Sunday, April 6, 2008

A Palm Springs Exit (II)

After spending 22 months in the Coachella Valley, I moved out of my rental, stored my life in a 5X10 storage locker, and have hit the road.

I have been feeling unsettled for some time about my situation.  I wasn't hating Palm Springs, but more importantly, I wasn't loving it either.  Or even enjoying it.

Yes, there are plenty good things about the desert.  I have spent most of the 00's living in a desert, either Phoenix or Palm Springs. So I can't be sure it's all about the desert. It's probably more about me.

Up until 2006, I had always lived in large metropolitan areas: StLouis, DC, KCMO, San Diego, Phoenix.  While the actual city populations may have hovered below 1M, each metro area was at least 2M+. And that's what I was used to, not the hubbub of huge cities, but the (dare I say) sophistication of larger cities.

OK, true, I am far far far from being a dilettante, and as regions go, the Coachella Valley is leagues beyond most metro areas of comparable size (250,000-ish).  There is star power in town performing weekly at the Fantasy Springs, at the McCallum, atthe Annenberg, and other stellar venues.

So it's not fair to say PS is a "small town", but for whatever reason, I haven't found a niche that made me happy, that made me want to bound out of bed daily and take on the town.  For the first six months of my PS Life, I couldn't get enough of the town. I went out nightly, taking it all in. But that got old fast. I wasn't keen on becoming a barfly, especially since I rarely consume alcohol.

So, in the short term, I am off traveling to San Diego and San Francisco. Then perhaps a couple weeks visiting some family. My brother lives in a town that is barely 100,000, so after some time there, I may be headed back to PS, looking for a new place to live, and sorting things out.

A Palm Springs Exit

Yup, alt-rock left Palm Springs this past week. M995 morphed into some drug-induced hippie-istic classic rock station, calling itself "The Heat". Gag.  I first noticed the change on April 1. so figured it was just a nasty April Fools Joke. Guess not.

Now the midlife crisis boomers can now preen around town blasting Geddy Lee's hystrionic Rush (the band, not the conservative), practice their combovers while bobbing their heads to the Who, reminisce about all the LSD they took while in LA-LA-land, and catch those ads for Preparation H and H+R Block.

PS has a glut of FM classic rock tunes. ("Listen honey, it's Crosby Stills and Nash!

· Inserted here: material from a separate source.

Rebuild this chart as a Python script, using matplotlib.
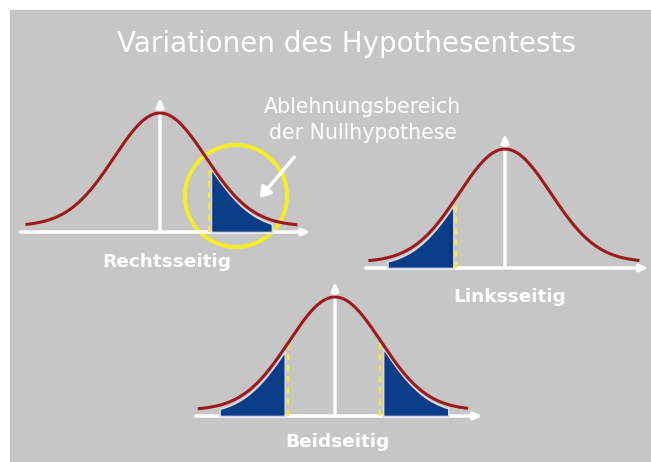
import numpy as np
import matplotlib
matplotlib.use("Agg")
import matplotlib.pyplot as plt
from matplotlib.patches import Circle, FancyArrowPatch

W, H = 651, 462
BG = "#c6c6c6"
RED = "#9e1a1a"
BLUE = "#0b3c87"
YEL = "#f2ec2a"

title = "Variationen des Hypothesentests"
labels = ["Rechtsseitig", "Linksseitig", "Beidseitig"]
callout = ["Ablehnungsbereich", "der Nullhypothese"]

# critical values and shaded regions per panel (x units of the sketch)
crit = [[1.22], [-1.22], [-1.17, 1.13]]
regions = [[(1.27, 2.8)], [(-2.95, -1.28)], [(-2.9, -1.24), (1.2, 2.85)]]
# curve and axis extents
curve_span = [(-3.33, 3.4), (-3.38, 3.33), (-3.4, 3.3)]
axis_span = [(-3.55, 3.83), (-3.55, 3.65), (-3.55, 3.75)]

z = np.linspace(-3.5, 3.5, 400)
SIG = 1.15
dens = 0.05 + 0.95 * np.exp(-z ** 2 / (2 * SIG ** 2))

# panel placement in pixels: center x, axis-line y
panels = [(160, 232), (505, 268), (335, 416)]
PX = 40.0    # pixels per x unit
PY = 119.0   # pixels per density unit

fig = plt.figure(figsize=(W / 100, H / 100), dpi=100)
fig.patch.set_facecolor("white")

bgax = fig.add_axes([0, 0, 1, 1])
bgax.set_xlim(0, W)
bgax.set_ylim(H, 0)
bgax.axis("off")
bgax.add_patch(plt.Rectangle((10, 10), W - 10, H - 10, color=BG, zorder=0))

for i, (cx, ay) in enumerate(panels):
    x0, x1 = -3.7, 4.0
    y0, y1 = -0.15, 1.25
    left = cx + x0 * PX
    bottom = ay - y0 * PY
    ax = fig.add_axes([left / W, (H - bottom) / H, (x1 - x0) * PX / W, (y1 - y0) * PY / H])
    ax.set_xlim(x0, x1)
    ax.set_ylim(y0, y1)
    ax.axis("off")
    ax.patch.set_alpha(0)

    for a, b in regions[i]:
        m = (z >= a) & (z <= b)
        ax.fill_between(z[m], 0, dens[m] - 0.03, color=BLUE, lw=1.2, ec="#d8d8e6", zorder=2)
    for c in crit[i]:
        top = np.interp(c, z, dens)
        ax.plot([c, c], [0, top - 0.02], color=YEL, lw=1.6, ls=(0, (3, 2)), zorder=3)

    m = (z >= curve_span[i][0]) & (z <= curve_span[i][1])
    ax.plot(z[m], dens[m], color=RED, lw=2.2, zorder=4)

    a0, a1 = axis_span[i]
    ax.annotate("", xy=(a1, 0), xytext=(a0, 0),
                arrowprops=dict(arrowstyle="-|>,head_length=0.45,head_width=0.2", color="white", lw=2.5),
                zorder=1)
    ax.annotate("", xy=(0, 1.15), xytext=(0, 0),
                arrowprops=dict(arrowstyle="-|>,head_length=0.45,head_width=0.2", color="white", lw=2.5),
                zorder=1)

label_pos = [(167, 262), (510, 297), (337, 442)]
for txt, (lx, ly) in zip(labels, label_pos):
    bgax.text(lx, ly, txt, color="white", fontsize=13.3, fontweight="bold",
              ha="center", va="center")

bgax.text(346, 44, title, color="white", fontsize=20, ha="center", va="center")
bgax.text(362, 107, callout[0], color="white", fontsize=14.8, ha="center", va="center")
bgax.text(363, 133, callout[1], color="white", fontsize=14.8, ha="center", va="center")

bgax.add_patch(Circle((236, 196), 51, fill=False, ec=YEL, lw=3, zorder=5))
bgax.add_patch(FancyArrowPatch((296, 155), (258, 200), arrowstyle="-|>,head_length=6,head_width=4",
                               color="white", lw=2.5, zorder=6))

fig.savefig("out.png", dpi=100, facecolor=fig.get_facecolor())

Or is that Crosby Stills Nash and Young? I get confused."), KCLB now seems the most "modern rock" although that's not saying too much. The Eagle was always 100% Classic Rock, so my radio dial rarely went there.

When I first started visiting the desert on a frequent basis back in the early 00's, M995 was a fully automated station. It sounded pretty bad, with minimal local "feel". Over the years, they added some DJs with personality, including the strangely-named Polly Chronopolous and their midday Dingo Boy. 

Just a few months before I arrived in the desert, the wonderful 1980s hits station flipped to the hideous rap/hip-hop chillin' format. That was a bummer. Now modern rock is gone because, as the station says on their website that "the Alternative Rock listening audience is just too small a community here in the desert to sustain a commercial radio station."

It also seems likely that Err America on AM1340 may be the next to go. Oh well.